Exact reproduction is required for the lines bounded by the one containing "Emit a Python" and the one containing "from matplotlib import font_manager", both bounds included. Print them without any pictures.

Records to process:

* begin *

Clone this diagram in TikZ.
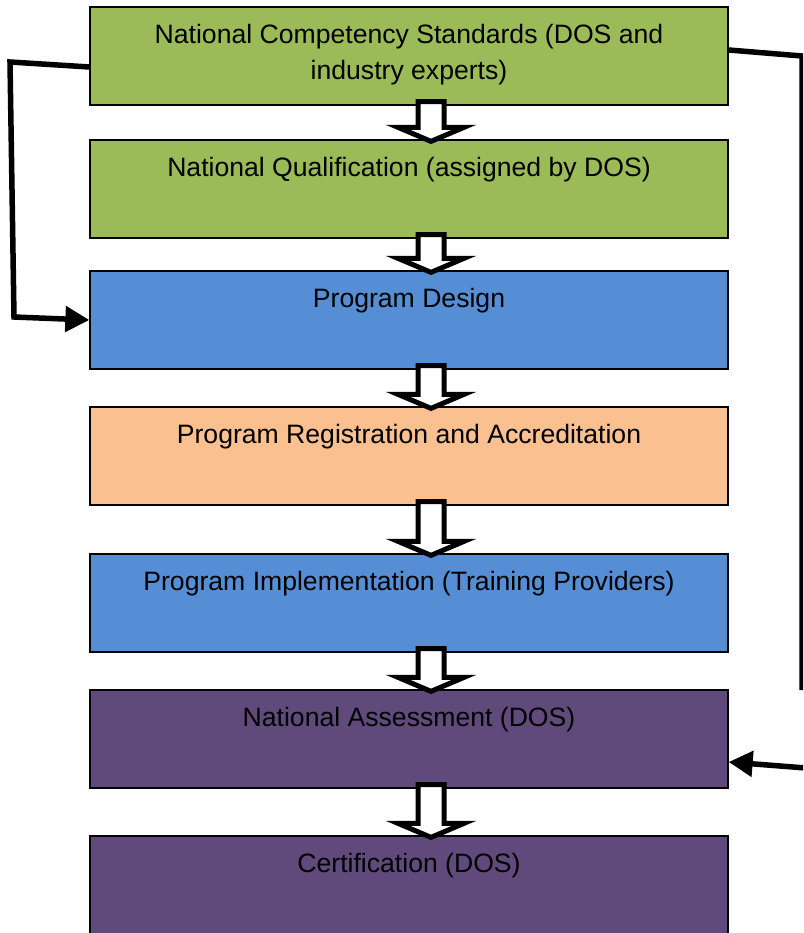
\documentclass[tikz,border=0pt]{standalone}
\usepackage{fontspec}
\setmainfont{Liberation Sans}
\usetikzlibrary{calc,arrows.meta}
\definecolor{cgreen}{HTML}{9BBB59}
\definecolor{cblue}{HTML}{558ED5}
\definecolor{corange}{HTML}{FAC090}
\definecolor{cpurple}{HTML}{604A7B}
\tikzset{
  box/.style={draw=black,line width=1.3pt,rectangle,minimum width=638pt,minimum height=98pt,inner sep=0pt},
  txt/.style={font=\fontsize{26.6}{36}\selectfont,align=center,inner sep=0pt,anchor=base},
  hollow/.style={draw=black,fill=white,line width=5pt,line join=miter},
  conn/.style={draw=black,line width=5.5pt},
  connarrow/.style={conn,-{Triangle[length=24pt,width=25pt]}}
}
\newcommand\harrow[2]{%
  \draw[hollow] let \p1=(#1.south), \p2=(#2.north) in
   (\x1+22pt-13pt,\y1+4pt) -- (\x1+22pt-13pt,\y2+12pt) -- (\x1+22pt-33pt,\y2+12pt)
   -- (\x1+22pt,\y2-2pt) -- (\x1+22pt+33pt,\y2+12pt) -- (\x1+22pt+13pt,\y2+12pt)
   -- (\x1+22pt+13pt,\y1+4pt) -- cycle;}
\begin{document}
\begin{tikzpicture}[x=1pt,y=-1pt]
\clip (0,0) rectangle (803,933);
\fill[white] (0,0) rectangle (803,933);
\node[box,fill=cgreen] (b1) at (409,56) {};
\node[box,fill=cgreen] (b2) at (409,189) {};
\node[box,fill=cblue] (b3) at (409,320) {};
\node[box,fill=corange] (b4) at (409,456) {};
\node[box,fill=cblue] (b5) at (409,603) {};
\node[box,fill=cpurple] (b6) at (409,739) {};
\node[box,fill=cpurple,minimum height=110pt] (b7) at (409,891) {};
\node[txt] (t1) at ($(b1.north)+(0,73)$) {National Competency Standards (DOS and\\industry experts)};
\node[txt] (t2) at ($(b2.north)+(0,37)$) {National Qualification (assigned by DOS)};
\node[txt] (t3) at ($(b3.north)+(0,37)$) {Program Design};
\node[txt] (t4) at ($(b4.north)+(0,37)$) {Program Registration and Accreditation};
\node[txt] (t5) at ($(b5.north)+(0,37)$) {Program Implementation (Training Providers)};
\node[txt] (t6) at ($(b6.north)+(0,37)$) {National Assessment (DOS)};
\node[txt] (t7) at ($(b7.north)+(0,37)$) {Certification (DOS)};
\harrow{b1}{b2}
\harrow{b2}{b3}
\harrow{b3}{b4}
\harrow{b4}{b5}
\harrow{b5}{b6}
\harrow{b6}{b7}
\coordinate (l1) at (10,62);
\coordinate (l2) at (14,317);
\draw[connarrow] ([yshift=-11pt]b1.west) -- (l1) -- (l2) -- (b3.west);
\coordinate (r1) at (802,56);
\coordinate (r2) at (802,690);
\coordinate (r3) at (806,768);
\draw[conn] ([yshift=6pt]b1.east) -- (r1) -- (r2);
\draw[connarrow] (r3) -- ([yshift=-23pt]b6.east);
\end{tikzpicture}
\end{document}
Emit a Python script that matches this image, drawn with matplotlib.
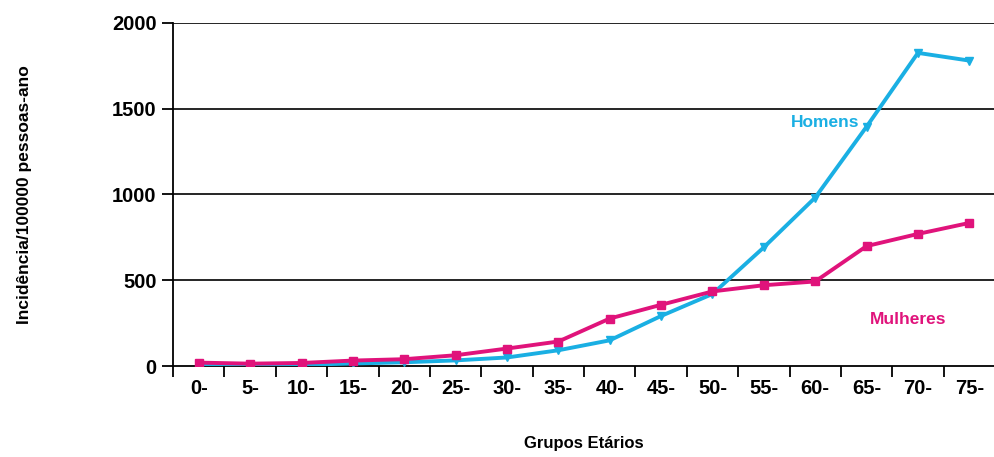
import matplotlib
matplotlib.use("Agg")
import matplotlib.pyplot as plt
from matplotlib import font_manager

# ---------- DATA ----------
grupos = ["0-", "5-", "10-", "15-", "20-", "25-", "30-", "35-",
          "40-", "45-", "50-", "55-", "60-", "65-", "70-", "75-"]
homens = [5, 5, 7, 15, 22, 33, 50, 92, 150, 292, 420, 692, 982, 1395, 1825, 1780]
mulheres = [20, 14, 18, 32, 40, 63, 102, 143, 277, 357, 435, 471, 493, 699, 770, 834]

COR_H = "#1AAFE3"
COR_M = "#E0137B"

names = {f.name for f in font_manager.fontManager.ttflist}
fam = "Liberation Sans Narrow" if "Liberation Sans Narrow" in names else "Liberation Sans"
plt.rcParams["font.family"] = [fam, "DejaVu Sans"]
plt.rcParams["font.weight"] = "bold"
plt.rcParams["axes.labelweight"] = "bold"

fig = plt.figure(figsize=(9.95, 4.57), dpi=100)
ax = fig.add_axes([0.174, 0.199, 0.826, 0.751])

x = list(range(len(grupos)))
ax.plot(x, homens, color=COR_H, lw=2.8, marker="v", ms=6, zorder=3)
ax.plot(x, mulheres, color=COR_M, lw=2.8, marker="s", ms=6, zorder=4)

ax.set_xlim(-0.5, len(grupos) - 0.5)
ax.set_ylim(0, 2000)
ax.set_yticks([0, 500, 1000, 1500, 2000])
ax.set_xticks(x)
ax.set_xticklabels(grupos)
ax.set_xticks([i - 0.5 for i in range(len(grupos) + 1)], minor=True)
ax.tick_params(axis="x", which="major", length=0, pad=9, labelsize=14.5)
ax.tick_params(axis="x", which="minor", length=8, width=1.3, direction="out")
ax.tick_params(axis="y", length=8, width=1.3, pad=4, labelsize=14.5)

for v in [500, 1000, 1500, 2000]:
    ax.axhline(v, color="black", lw=1.2, zorder=1)

for s in ["top", "right"]:
    ax.spines[s].set_visible(False)
ax.spines["left"].set_linewidth(1.3)
ax.spines["bottom"].set_linewidth(1.3)

ax.set_ylabel("Incidência/100000 pessoas-ano", fontsize=12.5, fontweight="bold")
ax.yaxis.set_label_coords(-0.172, 0.5)
ax.set_xlabel("Grupos Etários", fontsize=12, fontweight="bold")
ax.xaxis.set_label_coords(0.5, -0.205)

ax.text(12.2, 1395, "Homens", color=COR_H, fontsize=12.5, fontweight="bold", ha="center")
ax.text(13.8, 245, "Mulheres", color=COR_M, fontsize=12.5, fontweight="bold", ha="center")

fig.savefig("out.png", dpi=100)
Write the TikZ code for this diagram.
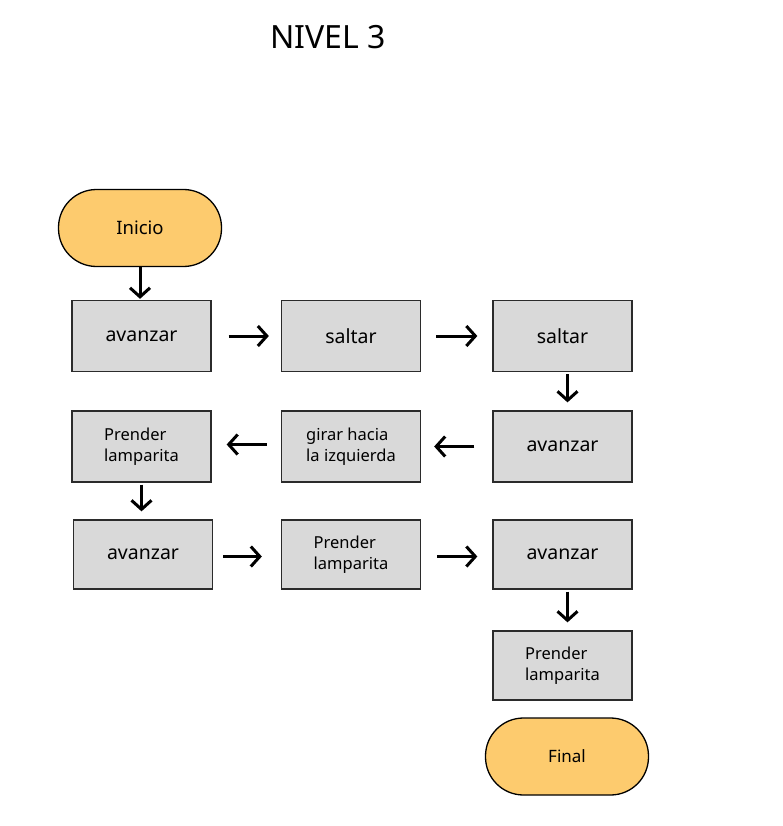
\documentclass[tikz,border=0pt]{standalone}
\usepackage{fontspec}
\setmainfont{Noto Sans}
\usetikzlibrary{arrows.meta}
\definecolor{boxfill}{HTML}{D9D9D9}
\definecolor{termfill}{HTML}{FDCB6E}
\definecolor{edgecol}{HTML}{2B2B2B}
\begin{document}
\begin{tikzpicture}[x=1pt,y=-1pt,
  stepbox/.style={draw=edgecol,line width=1.3pt,fill=boxfill,rectangle,
    minimum width=139pt,minimum height=71pt,inner sep=0pt,align=left,
    font=\fontsize{19.5}{22}\selectfont},
  twoline/.style={font=\fontsize{16.5}{20.5}\selectfont},
  terminal/.style={draw=black,line width=1.3pt,fill=termfill,rounded corners=38pt,
    minimum width=163pt,minimum height=77pt,inner sep=0pt},
  flow/.style={line width=3pt,black,-{Straight Barb[length=9pt,width=20pt,line width=3pt]}}
]
\useasboundingbox (0,0) rectangle (782,826);
\fill[white] (0,0) rectangle (782,826);

\node[font=\fontsize{32}{36}\selectfont] (title) at (328,37) {NIVEL 3};

\node[terminal,font=\fontsize{18.5}{22}\selectfont] (inicio) at (140,228) {Inicio};

\node[stepbox] (a1) at (141.5,336) {avanzar};
\node[stepbox] (s1) at (351,336) {saltar};
\node[stepbox] (s2) at (562.5,336) {saltar};

\node[stepbox,twoline] (p1) at (141.5,446.5) {Prender\\lamparita};
\node[stepbox,twoline] (g1) at (351,446.5) {girar hacia\\la izquierda};
\node[stepbox] (a2) at (562.5,446.5) {avanzar};

\node[stepbox,minimum height=69pt] (a3) at (143,554.5) {avanzar};
\node[stepbox,twoline,minimum height=69pt] (p2) at (351,554.5) {Prender\\lamparita};
\node[stepbox,minimum height=69pt] (a4) at (562.5,554.5) {avanzar};

\node[stepbox,twoline,minimum height=69pt] (p3) at (562.5,665.5) {Prender\\lamparita};

\node[terminal,font=\fontsize{17}{20}\selectfont] (final) at (567,756.5) {Final};

% connectors
\draw[flow,shorten >=1pt] (inicio.south) -- (inicio.south |- a1.north);
\draw[flow,shorten <=17pt,shorten >=12pt] (a1.east) -- (s1.west);
\draw[flow,shorten <=15pt,shorten >=15pt] (s1.east) -- (s2.west);
\draw[flow,shorten <=2pt,shorten >=8pt] ([xshift=5pt]s2.south) -- ([xshift=5pt]a2.north);
\draw[flow,shorten <=18pt,shorten >=13pt] (a2.west) -- (g1.east);
\draw[flow,shorten <=14pt,shorten >=15pt] ([yshift=2pt]g1.west) -- ([yshift=2pt]p1.east);
\draw[flow,shorten <=2pt,shorten >=8pt] (p1.south) -- (p1.south |- a3.north);
\draw[flow,shorten <=10pt,shorten >=19pt] ([yshift=-2pt]a3.east) -- ([yshift=-2pt]p2.west);
\draw[flow,shorten <=16pt,shorten >=15pt] ([yshift=-2pt]p2.east) -- ([yshift=-2pt]a4.west);
\draw[flow,shorten <=2pt,shorten >=8pt] ([xshift=5pt]a4.south) -- ([xshift=5pt]p3.north);
\end{tikzpicture}
\end{document}
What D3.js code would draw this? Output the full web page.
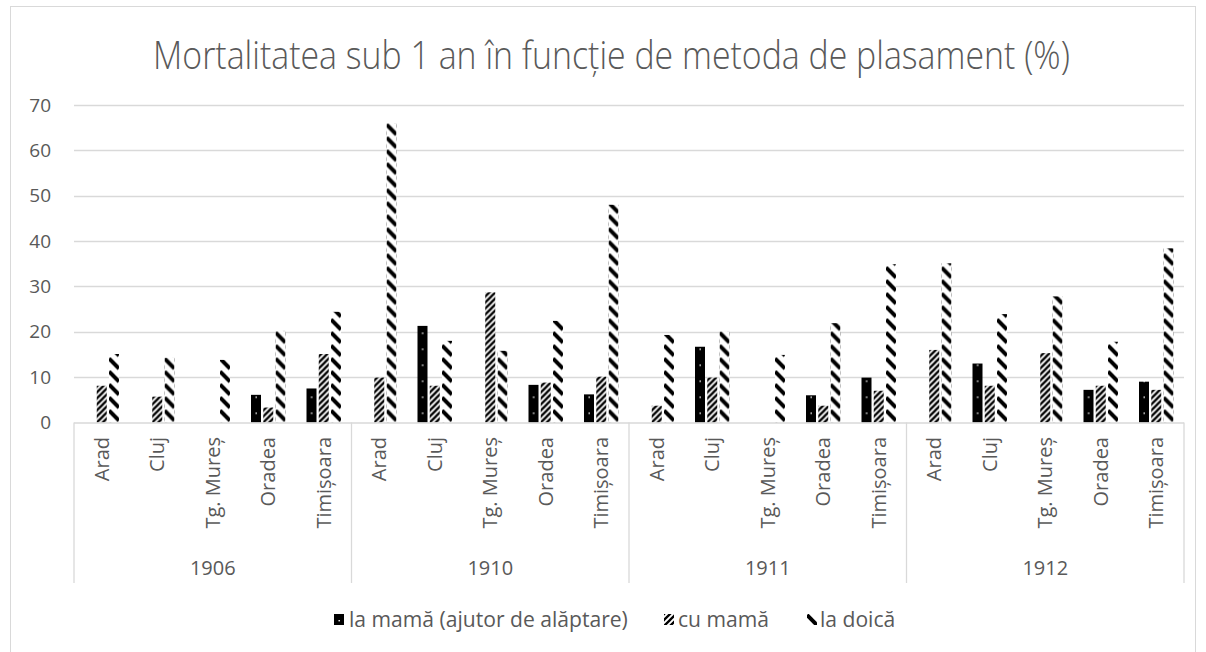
<!DOCTYPE html>
<html>
<head>
<meta charset="utf-8">
<script src="https://cdn.jsdelivr.net/npm/d3@7"></script>
<style>
  html, body { margin: 0; padding: 0; background: #fff; }
  svg { display: block; font-family: "Open Sans", sans-serif; }
</style>
</head>
<body>
<svg id="chart" width="1206" height="652"></svg>
<script>
const title = "Mortalitatea sub 1 an în funcție de metoda de plasament (%)";
const years = ["1906", "1910", "1911", "1912"];
const cities = ["Arad", "Cluj", "Tg. Mureș", "Oradea", "Timișoara"];
const seriesNames = ["la mamă (ajutor de alăptare)", "cu mamă", "la doică"];
const yTicks = [0, 10, 20, 30, 40, 50, 60, 70];

// values per year, in city order
const laMama = {
  "1906": [null, null, null, 6.1, 7.5],
  "1910": [null, 21.3, null, 8.3, 6.2],
  "1911": [null, 16.7, null, 6.0, 9.9],
  "1912": [null, 13.0, null, 7.2, 9.0]
};
const cuMama = {
  "1906": [8.1, 5.7, null, 3.3, 15.1],
  "1910": [9.9, 8.1, 28.7, 8.8, 10.1],
  "1911": [3.7, 9.9, null, 3.7, 7.0],
  "1912": [16.0, 8.1, 15.3, 8.1, 7.2]
};
const laDoica = {
  "1906": [15.1, 14.3, 13.8, 20.2, 24.4],
  "1910": [66.0, 18.0, 15.8, 22.4, 48.0],
  "1911": [19.3, 20.1, 14.9, 21.9, 34.9],
  "1912": [35.1, 23.9, 27.8, 17.8, 38.4]
};
const seriesData = [laMama, cuMama, laDoica];

const svg = d3.select("#chart");
const grey = "#595959", lineGrey = "#d9d9d9";

// ---------- patterns ----------
const defs = svg.append("defs");
const p0 = defs.append("pattern").attr("id", "pat0").attr("patternUnits", "userSpaceOnUse")
  .attr("width", 10).attr("height", 16);
p0.append("rect").attr("width", 10).attr("height", 16).attr("fill", "#000");
p0.append("rect").attr("x", 4.5).attr("y", 6).attr("width", 1.4).attr("height", 1.4).attr("fill", "#fff");

const p1 = defs.append("pattern").attr("id", "pat1").attr("patternUnits", "userSpaceOnUse")
  .attr("width", 6).attr("height", 6);
p1.append("rect").attr("width", 6).attr("height", 6).attr("fill", "#fff");
p1.append("path").attr("d", "M-1,7 L7,-1 M-4,4 L4,-4 M2,10 L10,2")
  .attr("stroke", "#000").attr("stroke-width", 2.3);

const p2 = defs.append("pattern").attr("id", "pat2").attr("patternUnits", "userSpaceOnUse")
  .attr("width", 10).attr("height", 13);
p2.append("rect").attr("width", 10).attr("height", 13).attr("fill", "#fff");
p2.append("path").attr("d", "M0,1 L10,11").attr("stroke", "#000").attr("stroke-width", 4);

const fills = ["url(#pat0)", "url(#pat1)", "url(#pat2)"];

// ---------- frame ----------
svg.append("rect").attr("x", 10.5).attr("y", 6.5).attr("width", 1185).attr("height", 670)
  .attr("fill", "none").attr("stroke", lineGrey);

// ---------- scales ----------
const plotL = 74, plotR = 1184, y0 = 422.5, yTop = 105;
const y = d3.scaleLinear().domain([0, 70]).range([y0, yTop]);
const xYear = d3.scaleBand().domain(years).range([plotL, plotR]).padding(0);
const xCity = d3.scaleBand().domain(cities).range([0, xYear.bandwidth()]).padding(0);
const half = 17.25;
const xSer = d3.scaleBand().domain([0, 1, 2]).range([0, 2 * half]).paddingInner(0.1837).paddingOuter(0);

// ---------- gridlines ----------
svg.append("g").selectAll("line").data(yTicks.filter(d => d > 0)).join("line")
  .attr("x1", plotL).attr("x2", plotR)
  .attr("y1", d => Math.round(y(d)) + 0.5).attr("y2", d => Math.round(y(d)) + 0.5)
  .attr("stroke", lineGrey).attr("stroke-width", 1.3);

// y tick labels
svg.append("g").selectAll("text").data(yTicks).join("text")
  .attr("x", 51).attr("y", d => y(d)).attr("dy", "0.35em")
  .attr("text-anchor", "end").attr("fill", grey).attr("font-size", 19)
  .text(d => d);

// ---------- bars ----------
const barsG = svg.append("g");
years.forEach(yr => {
  cities.forEach((c, ci) => {
    const cx = xYear(yr) + xCity(c) + xCity.bandwidth() / 2;
    seriesData.forEach((s, si) => {
      const v = s[yr][ci];
      if (v == null) return;
      const bx = cx - half + xSer(si);
      const g = barsG.append("g").attr("transform", `translate(${bx},${y0})`);
      g.append("rect").attr("x", 0).attr("y", y(v) - y0)
        .attr("width", xSer.bandwidth()).attr("height", y0 - y(v))
        .attr("fill", fills[si]);
    });
  });
});

// ---------- category axis ----------
const axisG = svg.append("g");
axisG.append("line").attr("x1", plotL).attr("x2", plotR).attr("y1", y0 + 0.5).attr("y2", y0 + 0.5)
  .attr("stroke", lineGrey).attr("stroke-width", 1.3);
const seps = years.map(yr => xYear(yr)).concat([plotR]);
axisG.selectAll("line.sep").data(seps).join("line").attr("class", "sep")
  .attr("x1", d => d).attr("x2", d => d).attr("y1", y0).attr("y2", 583)
  .attr("stroke", lineGrey).attr("stroke-width", 1.3);

years.forEach(yr => {
  cities.forEach(c => {
    const cx = xYear(yr) + xCity(c) + xCity.bandwidth() / 2;
    axisG.append("text")
      .attr("transform", `translate(${cx},437) rotate(-90)`)
      .attr("text-anchor", "end").attr("dy", "0.35em")
      .attr("fill", grey).attr("font-size", 20).text(c);
  });
  axisG.append("text").attr("x", xYear(yr) + xYear.bandwidth() / 2).attr("y", 575)
    .attr("text-anchor", "middle").attr("fill", grey).attr("font-size", 20).text(yr);
});

// ---------- title (horizontally condensed to mimic the original face) ----------
const titleT = svg.append("text").attr("x", 0).attr("y", 0).attr("text-anchor", "middle")
  .attr("fill", grey).attr("font-size", 39).attr("font-weight", 300).text(title);
const natW = titleT.node().getComputedTextLength();
titleT.attr("transform", `translate(611.5,69) scale(${917 / natW},1)`);

// ---------- legend ----------
const legX = [334, 664, 807];
const legTX = [349, 678, 820];
const legG = svg.append("g");
seriesNames.forEach((n, i) => {
  const g = legG.append("g").attr("transform", `translate(${legX[i]},614)`);
  g.append("rect").attr("width", 10).attr("height", 11).attr("fill", fills[i]);
  legG.append("text").attr("x", legTX[i]).attr("y", 620).attr("dy", "0.35em")
    .attr("fill", grey).attr("font-size", 20).text(n);
});
// fit legend font to the reference width of the first entry
const firstLeg = legG.selectAll("text").nodes()[0];
const lw = firstLeg.getComputedTextLength();
legG.selectAll("text").attr("font-size", 20 * 279 / lw);
</script>
</body>
</html>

* end *

Solution for this problem:
Emit a Python script that matches this image, drawn with matplotlib.
import matplotlib
matplotlib.use("Agg")
import matplotlib.pyplot as plt
from matplotlib import font_manager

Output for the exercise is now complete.